Il est très vrai que les journalistes sont souvent dans l’urgence pour écrire leurs articles. Soit parce qu’ils y sont contraints, leurs récits ou commentaires étant concomitants ou très proches de l’événement dont ils rendent compte : une conférence de presse, une rencontre sportive, des élections, un attentat, une catastrophe météorologique, le palmarès d’un festival… Soit parce qu’ils ont attendu le dernier moment pour remettre leur copie, repoussant au dernier jour l’écriture du texte qui leur a été commandé.
Beaucoup de journalistes sont des procrastinateurs. Plusieurs raisons à cela. Nous aimons que le délai entre la rédaction et la parution soit le plus court possible. C’est le concept du beaujolais nouveau. Aussitôt vinifié, aussitôt bu. Aussitôt écrit, aussitôt lu. Les articles ne se bonifient pas en vieillissant. Toujours être au plus près de l’actualité. Les journalistes de radio et de télévision sont dans l’instantané alors que leurs confrères de la presse écrite sont toujours dans le différé. À Lire, qui est un mensuel, je souffrais qu’il faille attendre une dizaine de jours avant que mon éditorial puisse être lu. Il me semblait qu’il n’était déjà plus très frais, comme frappé d’obsolescence.
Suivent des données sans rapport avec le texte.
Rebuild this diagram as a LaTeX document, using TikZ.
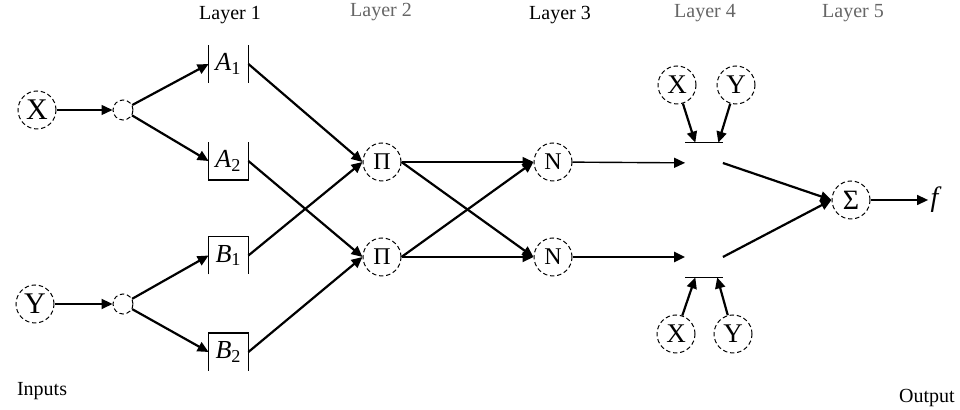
\documentclass[tikz,border=0pt]{standalone}
\usepackage{fontspec}
\setmainfont{Liberation Serif}
\usetikzlibrary{arrows.meta,calc}
\begin{document}
\begin{tikzpicture}[x=0.5pt,y=-0.5pt,
  dc/.style={circle,draw,line width=0.5pt,dash pattern=on 2.2pt off 1.4pt,inner sep=0pt,minimum size=19pt},
  sc/.style={circle,draw,line width=0.5pt,dash pattern=on 2.2pt off 1.4pt,inner sep=0pt,minimum size=10pt},
  mf/.style={rectangle,inner sep=0pt,minimum width=19.5pt,minimum height=18.5pt,font=\fontsize{13}{13}\selectfont},
  lf/.style={rectangle,inner sep=0pt,minimum width=18.5pt,minimum height=20pt},
  edgeline/.style={line width=0.8pt},
  arr/.style={line width=1.1pt,-{Triangle[length=5.5pt,width=5pt]}},
  tarr/.style={line width=0.7pt,-{Triangle[length=5.5pt,width=5pt]}},
  lab/.style={font=\fontsize{10}{12}\selectfont},
  glab/.style={font=\fontsize{10}{12}\selectfont,text=black!60}
]
\useasboundingbox (0,0) rectangle (960,410);
% labels
\node[lab] (l1) at (230,15) {Layer 1};
\node[glab] (l2) at (381,12) {Layer 2};
\node[lab] (l3) at (560,15) {Layer 3};
\node[glab] (l4) at (705,13) {Layer 4};
\node[glab] (l5) at (853,13) {Layer 5};
\node[lab,anchor=west] (inp) at (10,391) {Inputs};
\node[lab] (out) at (927,398) {Output};
% inputs
\node[dc,font=\fontsize{15}{15}\selectfont] (X) at (37,110) {X};
\node[dc,font=\fontsize{15}{15}\selectfont] (Y) at (35,304) {Y};
\node[sc] (sx) at (123,110) {};
\node[sc] (sy) at (123,304) {};
% layer 1
\node[mf] (A1) at (228.5,64) {\textit{A}\textsubscript{1}};
\node[mf] (A2) at (228.5,161) {\textit{A}\textsubscript{2}};
\node[mf] (B1) at (228.5,255.5) {\textit{B}\textsubscript{1}};
\node[mf] (B2) at (228.5,352) {\textit{B}\textsubscript{2}};
\draw[edgeline] (A1.north west) -- (A1.south west) (A1.north east) -- (A1.south east);
\draw[edgeline] (A2.north west) -- (A2.south west) -- (A2.south east) -- (A2.north east);
\draw[edgeline] (B1.south west) -- (B1.north west) -- (B1.north east) -- (B1.south east);
\draw[edgeline] (B2.south west) -- (B2.north west) -- (B2.north east) -- (B2.south east);
% layer 2,3
\node[dc,font=\fontsize{12}{12}\selectfont] (P1) at (382,162) {Π};
\node[dc,font=\fontsize{12}{12}\selectfont] (P2) at (382,257) {Π};
\node[dc,font=\fontsize{12}{12}\selectfont] (N1) at (553,162) {N};
\node[dc,font=\fontsize{12}{12}\selectfont] (N2) at (553,257) {N};
% layer 4
\node[lf] (L4a) at (704,163) {};
\node[lf] (L4b) at (704,257) {};
\draw[edgeline] (L4a.north west) -- (L4a.north east);
\draw[edgeline] (L4b.south west) -- (L4b.south east);
\node[dc,font=\fontsize{13.5}{13.5}\selectfont] (Ux) at (677,85) {X};
\node[dc,font=\fontsize{13.5}{13.5}\selectfont] (Uy) at (736,85) {Y};
\node[dc,font=\fontsize{13.5}{13.5}\selectfont] (Dx) at (676,334) {X};
\node[dc,font=\fontsize{13.5}{13.5}\selectfont] (Dy) at (733,334) {Y};
\coordinate (ua) at ($(L4a.north west)!0.27!(L4a.north east)$);
\coordinate (ub) at ($(L4a.north west)!0.88!(L4a.north east)$);
\coordinate (da) at ($(L4b.south west)!0.27!(L4b.south east)$);
\coordinate (db) at ($(L4b.south west)!0.85!(L4b.south east)$);
% layer 5
\node[dc,font=\fontsize{14}{14}\selectfont] (S) at (851,200) {Σ};
\node[font=\fontsize{14}{14}\selectfont,inner sep=1pt] (f) at (936,200) {\textit{f}};
% connectors
\draw[tarr] (X) -- (sx);
\draw[arr] (Y) -- (sy);
\draw[arr] (sx) -- (A1.west);
\draw[arr] (sx) -- (A2.west);
\draw[arr] (sy) -- (B1.west);
\draw[arr] (sy) -- (B2.west);
\draw[arr] (A1.east) -- (P1.west);
\draw[arr] (B1.east) -- (P1.west);
\draw[arr] (A2.east) -- (P2.west);
\draw[arr] (B2.east) -- (P2.west);
\draw[tarr] (P1.east) -- (N1.west);
\draw[arr] (P1.east) -- (N2.west);
\draw[arr] (P2.east) -- (N1.west);
\draw[arr] (P2.east) -- (N2.west);
\draw[tarr] (N1) -- (L4a);
\draw[arr] (N2) -- (L4b);
\draw[arr] (Ux) -- (ua);
\draw[arr] (Uy) -- (ub);
\draw[arr] (Dx) -- (da);
\draw[arr] (Dy) -- (db);
\draw[arr] (L4a.east) -- (S.west);
\draw[arr] (L4b.east) -- (S.west);
\draw[tarr] (S) -- (f);
\end{tikzpicture}
\end{document}
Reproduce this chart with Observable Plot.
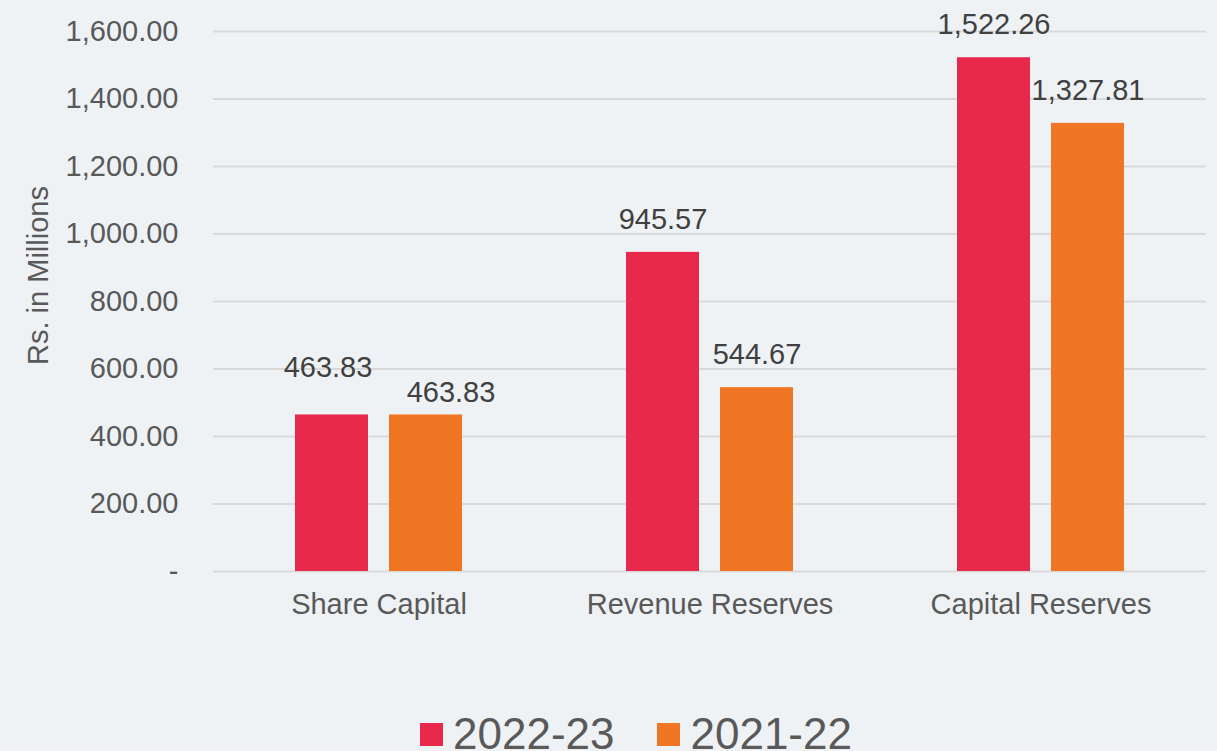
<!DOCTYPE html>
<html>
<head>
<meta charset="utf-8">
<script src="https://cdn.jsdelivr.net/npm/d3@7"></script>
<script src="https://cdn.jsdelivr.net/npm/@observablehq/plot@0.6"></script>
<style>
  html, body { margin: 0; padding: 0; background: #eff2f4; overflow: hidden; }
  body { position: relative; width: 1217px; height: 751px; font-family: "Liberation Sans", Arial, sans-serif; }
  #legend { position: absolute; left: 420px; top: 712px; display: flex; align-items: flex-start; font-size: 44px; line-height: 44px; color: #595959; white-space: nowrap; }
  .item { display: flex; align-items: flex-start; margin-right: 43px; }
  .sw { width: 23px; height: 23px; margin-right: 10px; margin-top: 11px; }
</style>
</head>
<body>
<div id="chart"></div>
<div id="legend"></div>
<script>
const categories = ["Share Capital", "Revenue Reserves", "Capital Reserves"];
const series = ["2022-23", "2021-22"];
const values2022 = [463.83, 945.57, 1522.26];
const values2021 = [463.83, 544.67, 1327.81];
const yTicks = [0, 200, 400, 600, 800, 1000, 1200, 1400, 1600];
const colors = ["#e8294b", "#f07623"];

const data = [];
categories.forEach((c, i) => {
  data.push({category: c, series: series[0], value: values2022[i]});
  data.push({category: c, series: series[1], value: values2021[i]});
});
const fmt = d3.format(",.2f");

const plot = Plot.plot({
  width: 1217,
  height: 660,
  marginLeft: 212,
  marginRight: 10,
  marginTop: 31,
  marginBottom: 89,
  style: {background: "transparent", fontFamily: "Liberation Sans, Arial, sans-serif"},
  fx: {domain: categories, paddingInner: 0, paddingOuter: 0, label: null, axis: null},
  x: {domain: series, paddingInner: 0.221, paddingOuter: 0.856, axis: null},
  y: {domain: [0, 1600], axis: null},
  color: {domain: series, range: colors},
  marks: [
    Plot.ruleY(yTicks, {stroke: "#d9d9d9", strokeWidth: 2}),
    Plot.barY(data, {fx: "category", x: "series", y: "value", fill: "series"}),
    Plot.text(data.filter(d => d.category !== categories[0]), {
      fx: "category", x: "series", y: "value", text: d => fmt(d.value),
      dy: -33, fontSize: 29, fill: "#404040"
    }),
    Plot.text(data.filter(d => d.category === categories[0] && d.series === series[0]), {
      fx: "category", x: "series", y: "value", text: d => fmt(d.value),
      dy: -47, dx: -4, fontSize: 29, fill: "#404040"
    }),
    Plot.text(data.filter(d => d.category === categories[0] && d.series === series[1]), {
      fx: "category", x: "series", y: "value", text: d => fmt(d.value),
      dy: -22, dx: 25, fontSize: 29, fill: "#404040"
    }),
    Plot.axisY(yTicks, {
      tickSize: 0, tickPadding: 35, fontSize: 29, color: "#595959",
      tickFormat: d => d === 0 ? "-" : fmt(d), label: null
    }),
    Plot.axisFx({anchor: "bottom", tickSize: 0, tickPadding: 22, fontSize: 29, color: "#595959", label: null}),
    Plot.text([{category: categories[0]}], {
      fx: "category", frameAnchor: "left", text: () => "Rs. in Millions",
      textAnchor: "middle", rotate: -90, dx: -175, dy: -26, fontSize: 29, fill: "#595959"
    })
  ]
});
document.getElementById("chart").appendChild(plot);

const legend = document.getElementById("legend");
series.forEach((s, i) => {
  const item = document.createElement("div");
  item.className = "item";
  const sw = document.createElement("div");
  sw.className = "sw";
  sw.style.background = colors[i];
  const t = document.createElement("span");
  t.textContent = s;
  item.appendChild(sw);
  item.appendChild(t);
  legend.appendChild(item);
});
</script>
</body>
</html>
Nous retardons aussi l’écriture d’un article au prétexte que nous pouvons tirer avantage d’un peu plus de réflexion et d’un surcroît d’informations ou de documentation. C’est souvent de la paresse camouflée sous l’esprit de sérieux.
Mais le principal motif qui nous pousse à écrire au dernier moment, c’est de bénéficier de l’urgence, de sa fièvre, de son excitation, de sa stimulation, de sa décharge d’adrénaline. Il y a du plaisir, même s’il est un peu sur les nerfs, à enrôler sous nos doigts les mots qui n’ont que trop attendu. Et nous pouvons espérer, comme l’a bien vu Marguerite Duras, que la hâte apportera de la force au texte. La contrainte du temps lui ajoute une sorte de légitimité et même de nécessité. On se convainc, à tort ou à raison, qu’un autre jour, à un autre moment, nous aurions fait moins bien.